If only I could anneal [Not the right word, as it turns out. But I imagine my ambition is a sharp piece of glass that is heated so that the edges melt, soften, become rounded. Like sea glass. Perhaps that is what will happen when my soul finally encounters land and is washed up on shore.] my ambition so that going to law school…not that that has to signal the end of my ambition… What is it that keeps me from giving up writing? What does writing mean to me?
I want to create a world. Want to make something that people look at and admire as a complete and coherent vision and say, “Ah. That. That was made by Joel Geller.” And it will live after me when I die. I want to do something that uses my skills. And I have skills as a writer. I know that. I just can’t seem to put them together in a way that utilizes them. What can I do that is most suited to me? Screenwriting is very hard. Is that a surprise? No. But is it this hard for people who do it for a living? I’m in a stage of the process that’s very scary – Act II of the screenplay – that’s akin to the…throwing a ball…or juggling. What am I trying to say? Act II is about keeping the balls in the air, and it’s where a good deal of the inventiveness of writing comes in. The beginning and the end are easier because there isn’t really anything to maintain…why do you need to know all this?…I’m trying to demonstrate to you that I know what I’m doing, that I’ve become the writer that it’s easier to say that I am. I have to psych myself up and tell myself that I can do this before I sit down, rather than looking at the task and getting instantly discouraged by it. That’s what I do. I woke up this morning and thought about what I needed to do workwise today and my initial feeling was, “I’m failing. I’m embarking today on work that I know will be bad, that will not work, and the only reason I’m doing it is because I have to because I’ve told everybody I know that I’m writing. But I’m just going through the motions. This will not work, the path (storywise) I am going down. I can never make it work. I am not good enough. Someone who was good at screenwriting could do it, but I am not, so I cannot, and I am merely delaying the moment at which I am forced to acknowledge my ultimate failure and go to law school.”

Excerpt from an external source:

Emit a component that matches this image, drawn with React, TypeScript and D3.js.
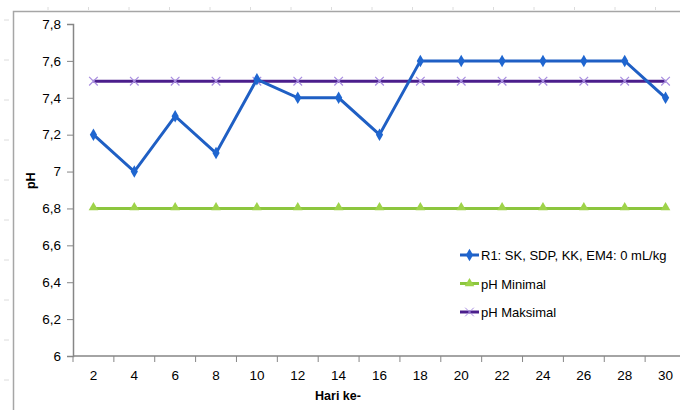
import React, { useEffect, useRef } from "react";
import * as d3 from "d3";

// hari ke- (x categories)
const days = [2, 4, 6, 8, 10, 12, 14, 16, 18, 20, 22, 24, 26, 28, 30];
// pH values
const r1Values = [7.2, 7.0, 7.3, 7.1, 7.5, 7.4, 7.4, 7.2, 7.6, 7.6, 7.6, 7.6, 7.6, 7.6, 7.4];
const phMin = days.map(() => 6.8);
const phMax = days.map(() => 7.49);
const yTicks = [6, 6.2, 6.4, 6.6, 6.8, 7, 7.2, 7.4, 7.6, 7.8];
const seriesNames = ["R1: SK, SDP, KK, EM4: 0 mL/kg", "pH Minimal", "pH Maksimal"];

const FONT = "'Liberation Sans', Arial, sans-serif";

const App = () => {
  const ref = useRef<SVGSVGElement>(null);

  useEffect(() => {
    const W = 680,
      H = 410;
    const margin = { top: 24, right: -6, bottom: 54, left: 73 };
    const width = W - margin.left - margin.right;
    const height = H - margin.top - margin.bottom;

    const root = d3.select(ref.current);
    root.selectAll("*").remove();

    // chart frame (the outer border, cropped at the right/bottom)
    root
      .append("path")
      .attr("d", `M13.5,${H} V11.5 H${W}`)
      .attr("fill", "none")
      .attr("stroke", "#a6a6a6")
      .attr("stroke-width", 1.5);

    // faint ruler marks around the frame
    root
      .append("g")
      .selectAll("line")
      .data(d3.range(48, W, 40.5))
      .enter()
      .append("line")
      .attr("x1", (d) => d)
      .attr("x2", (d) => d)
      .attr("y1", 7)
      .attr("y2", 10)
      .attr("stroke", "#dcdcdc");
    root
      .append("g")
      .selectAll("line")
      .data(d3.range(20, H, 40))
      .enter()
      .append("line")
      .attr("x1", 4)
      .attr("x2", 9)
      .attr("y1", (d) => d)
      .attr("y2", (d) => d)
      .attr("stroke", "#dcdcdc");

    const svg = root.append("g").attr("transform", `translate(${margin.left},${margin.top})`);

    const xScale = d3
      .scaleBand<number>()
      .domain(days)
      .range([0, width])
      .padding(0);
    const yScale = d3.scaleLinear().domain([6, 7.8]).range([height, 0]);
    const cx = (d: number) => (xScale(d) as number) + xScale.bandwidth() / 2;

    // y axis
    const yAxis = svg
      .append("g")
      .call(
        d3
          .axisLeft(yScale)
          .tickValues(yTicks)
          .tickSize(6)
          .tickPadding(6)
          .tickFormat((d) => d3.format("")(+(+d).toFixed(1)).replace(".", ","))
      );
    yAxis.select(".domain").attr("stroke", "#868686").attr("stroke-width", 1.5);
    yAxis.selectAll(".tick line").attr("stroke", "#868686");
    yAxis
      .selectAll(".tick text")
      .attr("fill", "#000")
      .style("font-family", FONT)
      .style("font-size", "13.5px");

    // x axis with ticks on the band boundaries
    const xAxis = svg.append("g").attr("transform", `translate(0,${height})`);
    xAxis
      .append("line")
      .attr("x1", 0)
      .attr("x2", width)
      .attr("stroke", "#868686")
      .attr("stroke-width", 1.5);
    xAxis
      .selectAll(".xt")
      .data(days)
      .enter()
      .append("line")
      .attr("x1", (d) => (xScale(d) as number))
      .attr("x2", (d) => (xScale(d) as number))
      .attr("y1", 0)
      .attr("y2", 6)
      .attr("stroke", "#868686");
    xAxis
      .selectAll(".xl")
      .data(days)
      .enter()
      .append("text")
      .attr("x", cx)
      .attr("y", 24)
      .attr("text-anchor", "middle")
      .style("font-family", FONT)
      .style("font-size", "13.5px")
      .text((d) => d);

    // axis titles
    svg
      .append("text")
      .attr("x", 265)
      .attr("y", height + 44)
      .attr("text-anchor", "middle")
      .style("font-family", FONT)
      .style("font-size", "12.5px")
      .style("font-weight", "bold")
      .text("Hari ke-");
    svg
      .append("text")
      .attr("transform", `translate(-38,${yScale(6.95)}) rotate(-90)`)
      .attr("text-anchor", "middle")
      .style("font-family", FONT)
      .style("font-size", "12.5px")
      .style("font-weight", "bold")
      .text("pH");

    const line = d3
      .line<number>()
      .x((_, i) => cx(days[i]))
      .y((d) => yScale(d));

    // pH Minimal
    svg
      .append("path")
      .datum(phMin)
      .attr("d", line)
      .attr("fill", "none")
      .attr("stroke", "#8cc63e")
      .attr("stroke-width", 3);
    const tri = d3.symbol().type(d3.symbolTriangle).size(40);
    svg
      .selectAll(".tri")
      .data(phMin)
      .enter()
      .append("path")
      .attr("d", tri)
      .attr("transform", (d, i) => `translate(${cx(days[i])},${yScale(d) - 1})`)
      .attr("fill", "#9ed34a");

    // pH Maksimal
    svg
      .append("path")
      .datum(phMax)
      .attr("d", line)
      .attr("fill", "none")
      .attr("stroke", "#4b1e8c")
      .attr("stroke-width", 3);
    const cross = d3.symbol().type(d3.symbolX).size(50);
    svg
      .selectAll(".cross")
      .data(phMax)
      .enter()
      .append("path")
      .attr("d", cross)
      .attr("transform", (d, i) => `translate(${cx(days[i])},${yScale(d)})`)
      .attr("fill", "none")
      .attr("stroke", "#a88de0")
      .attr("stroke-width", 1.2);

    // R1
    svg
      .append("path")
      .datum(r1Values)
      .attr("d", line)
      .attr("fill", "none")
      .attr("stroke", "#1f5fc4")
      .attr("stroke-width", 3);
    const diamond = d3.symbol().type(d3.symbolDiamond).size(45);
    svg
      .selectAll(".dia")
      .data(r1Values)
      .enter()
      .append("path")
      .attr("d", diamond)
      .attr("transform", (d, i) => `translate(${cx(days[i])},${yScale(d)})`)
      .attr("fill", "#1f66d0");

    // legend
    const legend = root.append("g").attr("transform", "translate(460,255)");
    const styles = [
      { stroke: "#1f5fc4", marker: diamond, fill: "#1f66d0", markerStroke: "none" },
      { stroke: "#8cc63e", marker: tri, fill: "#9ed34a", markerStroke: "none" },
      { stroke: "#4b1e8c", marker: cross, fill: "none", markerStroke: "#a88de0" },
    ];
    seriesNames.forEach((name, i) => {
      const g = legend.append("g").attr("transform", `translate(0,${i * 28.5})`);
      g.append("line")
        .attr("x1", 0)
        .attr("x2", 19)
        .attr("stroke", styles[i].stroke)
        .attr("stroke-width", 3);
      g.append("path")
        .attr("d", styles[i].marker)
        .attr("transform", "translate(9.5,0)")
        .attr("fill", styles[i].fill)
        .attr("stroke", styles[i].markerStroke);
      g.append("text")
        .attr("x", 21)
        .attr("y", 5)
        .style("font-family", FONT)
        .style("font-size", "13px")
        .text(name);
    });
  }, []);

  return (
    <svg
      ref={ref}
      width={680}
      height={410}
      style={{ position: "absolute", left: 0, top: 0, background: "#fff" }}
    />
  );
};

export default App;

I’m so jealous of Persis and her colleagues, teaching, professing expertise. Though I hate the way Persis talks about feeling good at what she does. She does it always with this “fuck you” behind it, this challenge, this sense of indignation. Like she’s sticking it to me that she’s hot shit. And it’s not personal, I think; I think she would express herself this way to anyone. But it’s always how she’s expressed herself to me when she’s feeling good; as if her feeling good precludes anyone else feeling good in the world, trumps it. As if she’s talking to her mom or dad and saying, “See, you thought I couldn’t do it, but I can. Fuck you.”

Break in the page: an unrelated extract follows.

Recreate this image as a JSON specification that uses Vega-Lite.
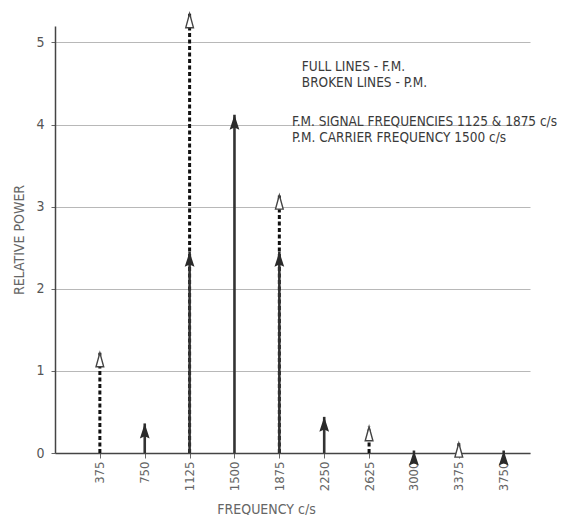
{
  "$schema": "https://vega.github.io/schema/vega-lite/v6.json",
  "width": 475,
  "height": 427,
  "autosize": {"type": "none"},
  "padding": {"left": 55, "top": 26, "right": 43, "bottom": 62},
  "background": "white",
  "config": {
    "view": {"stroke": null},
    "font": "DejaVu Sans Condensed"
  },
  "datasets": {
    "fm": [
      {"freq": 750, "power": 0.36},
      {"freq": 1125, "power": 2.45},
      {"freq": 1500, "power": 4.12},
      {"freq": 1875, "power": 2.45},
      {"freq": 2250, "power": 0.44},
      {"freq": 3000, "power": 0.03},
      {"freq": 3750, "power": 0.03}
    ],
    "pm": [
      {"freq": 375, "power": 1.22},
      {"freq": 1125, "power": 5.35},
      {"freq": 1875, "power": 3.14},
      {"freq": 2625, "power": 0.32},
      {"freq": 3375, "power": 0.12}
    ],
    "notes": [
      {"freq": 2063, "power": 4.70, "label": "FULL LINES - F.M."},
      {"freq": 2063, "power": 4.50, "label": "BROKEN LINES - P.M."},
      {"freq": 1980, "power": 4.03, "label": "F.M. SIGNAL FREQUENCIES 1125 & 1875 c/s"},
      {"freq": 1980, "power": 3.84, "label": "P.M. CARRIER FREQUENCY 1500 c/s"}
    ]
  },
  "encoding": {
    "x": {
      "field": "freq",
      "type": "quantitative",
      "scale": {"domain": [0, 3970], "nice": false, "zero": true},
      "axis": {
        "values": [375, 750, 1125, 1500, 1875, 2250, 2625, 3000, 3375, 3750],
        "format": "d",
        "title": "FREQUENCY  c/s",
        "titleFontSize": 14,
        "titleFontWeight": "normal",
        "titleColor": "#666",
        "titleX": 211,
        "titleY": 60,
        "titleBaseline": "alphabetic",
        "labelAngle": 270,
        "labelAlign": "right",
        "labelBaseline": "middle",
        "labelFontSize": 13,
        "labelColor": "#666",
        "labelPadding": 3,
        "tickSize": 5,
        "tickColor": "#666",
        "domainColor": "#444",
        "domainWidth": 1.5,
        "grid": false
      }
    },
    "y": {
      "field": "power",
      "type": "quantitative",
      "scale": {"domain": [0, 5.2], "nice": false},
      "axis": {
        "values": [0, 1, 2, 3, 4, 5],
        "title": "RELATIVE POWER",
        "titleFontSize": 14,
        "titleFontWeight": "normal",
        "titleColor": "#666",
        "titlePadding": 9,
        "labelFontSize": 14,
        "labelColor": "#555",
        "labelPadding": 7,
        "tickSize": 4,
        "tickColor": "#666",
        "domainColor": "#444",
        "domainWidth": 1.5,
        "grid": true,
        "gridColor": "#b8b8b8",
        "gridWidth": 1.2
      }
    }
  },
  "layer": [
    {
      "data": {"name": "pm"},
      "mark": {"type": "rule", "color": "#111", "strokeWidth": 3, "strokeDash": [4, 2.5]},
      "encoding": {"y": {"datum": 0}, "y2": {"field": "power"}}
    },
    {
      "data": {"name": "pm"},
      "mark": {
        "type": "point",
        "shape": "M0,0L0.55,2L-0.55,2Z",
        "size": 196,
        "filled": true,
        "fill": "white",
        "stroke": "#444",
        "strokeWidth": 1.4,
        "opacity": 1,
        "clip": false
      }
    },
    {
      "data": {"name": "fm"},
      "mark": {"type": "rule", "color": "#333", "strokeWidth": 2.6},
      "encoding": {"y": {"datum": 0}, "y2": {"field": "power"}}
    },
    {
      "data": {"name": "fm"},
      "mark": {
        "type": "point",
        "shape": "M0,0L0.65,2L0,1.7L-0.65,2Z",
        "size": 225,
        "filled": true,
        "fill": "#2a2a2a",
        "strokeWidth": 0,
        "opacity": 1,
        "clip": false
      }
    },
    {
      "data": {"name": "notes"},
      "mark": {
        "type": "text",
        "align": "left",
        "baseline": "middle",
        "fontSize": 13.5,
        "color": "#3a3a3a"
      },
      "encoding": {"text": {"field": "label"}}
    }
  ]
}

I long to be able to feel good about what I do again, like I did when I was editing. I don’t feel good about writing, I don’t feel good about daddying. I love Burt, love holding him, but then I want to give him away. I love it when he’s at daycare, and hate it when he comes home and I have to invent an afternoon for him. It’s almost the same hatred of invention that I have when I’m writing; I just want it to write itself. I hate taking this big leap into what might happen. Like going with Burt somewhere. I don’t like driving with him. But I don’t like to be out in the sun. We can’t go anywhere that demands attention; the only place that’s good to go is somewhere he can have constant stimulation. Sometimes, I just want to go to an empty park and sit and let him run around. But he requires supervision. Oh, I’m such a fucking broken record.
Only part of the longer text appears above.